Lu par Au détour d'un livre, Goliath.
Puissant pavé que "L'Or des Malatesta"! Le romancier Laurent Ladouari y poursuit l'ample récit de la destinée des personnages qui hantaient "Cosplay". Joie d'abord: l'esprit baroque de ce premier ouvrage est maintenu dans "L'Or des Malatesta". Visuellement d'abord, avec des jeux sur les polices de caractères. Et au niveau du récit lui-même, qui met en scène des personnages hénaurmes.
... et c'est le mot: "L'Or des Malatesta" donne au lecteur l'impression d'assister à des combats entre humains augmentés aux airs de demi-dieux déguisés. Ils sont souvent très forts, volontiers très intelligents (à l'exemple des "Polymathes" et de ceux qui sortent de l'école bien nommée de "Nonpareil") et, pour certains d'entre eux, aussi riches qu'un pays. Cela, quitte à ce que cela paraisse un peu too much au lecteur, qui doit accepter le principe de cette confrontation entre titans d'essence humaine, gens de pouvoir respectés ou honnis.

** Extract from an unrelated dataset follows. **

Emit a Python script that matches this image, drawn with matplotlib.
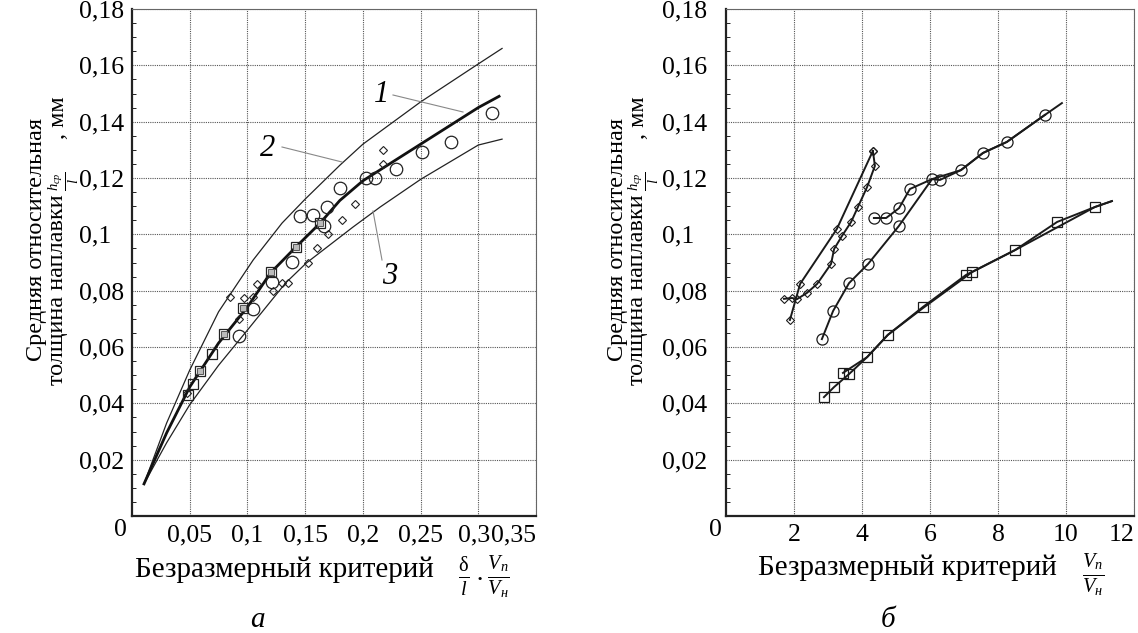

De ce point de vue, c'est Tancrède Malatesta, flambeur et fantasque, qui occupe le devant de la scène, éclipsant son frère jumeau Julien qui, malgré son talent de maître d'armes, paraît bien discret. L'auteur excelle à faire de Tancrède un richard qui ne sait que faire de son argent, et crée avec brio un personnage aux mille ruses, Ulysse d'un monde post-apocalyptique où tant de choses sont à reconstruire.
La générosité de l'auteur s'exprime aussi dans la vastitude des thèmes abordés. Il dessine les travers d'un monde profondément inégalitaire, où les privilégiés qui vivent en ville sont riches et puissants alors que les exclus, ceux qui vivent dans la zone, doivent se contenter de peu et s'inventer une vie d'expédients, pas toujours triste d'ailleurs. Passant d'un monde à l'autre, l'auteur crée ici un contraste net. Et, illustrant les rivalités qui s'installent entre les deux mondes, suggère une réflexion sur l'égoïsme plus ou moins avoué des privilégiés.
Il est aussi question, mine de rien, de l'intrusion de l'information, partout, et c'est là un sujet d'une brûlante actualité. Dans "L'Or des Malatesta", cet aspect prend la forme de nombreux paragraphes intercalaires citant des extraits d'interviews ou des dépêches de presse. Plus encore, il y a toujours un journaliste pour parler de ce qui se passe, même si c'est insignifiant, ou pour commenter - on pense à la belle Livie Holström. Cela, sans oublier les orientations de médias qui diffusent partout, officiellement plus ou moins indépendants mais officieusement aux ordres de la main qui les nourrit.
Cette générosité a cependant ses limites, l'impression étant que le roman, fort long, se perd parfois dans des détails dont l'utilité narrative ne saute pas aux yeux. On peut penser aux cadeaux que tel personnage va acheter dans une énigmatique boutique japonaise: certes, cet épisode a quelque chose de pittoresque qui peut rappeler le début de "La Peau de Chagrin" d'Honoré de Balzac; mais les cadeaux achetés ne resservent guère dans "L'Or des Malatesta". A moins que l'auteur ne s'ouvre d'ores et déjà des portes pour une suite? Quant au lecteur, il pourra facilement se perdre dans la grande quantité de personnages qui se côtoient dans ce roman. Fort heureusement, celui-ci inclut un récapitulatif en annexe.
Le lecteur sort donc repu de "L'Or des Malatesta", un ouvrage certes solide et généreux, mais qui cède facilement au plaisir de l'errance. La suite? On l'attend quand même, ne serait-ce que pour savoir où l'auteur entend conduire les personnages qu'il a créés, et qui semblent manipulés par quelques entités énigmatiques, quasi divines, qui jouent au go dans un jardin japonais.
Laurent Ladouari, L'Or des Malatesta, Paris, HC Editions, 2016.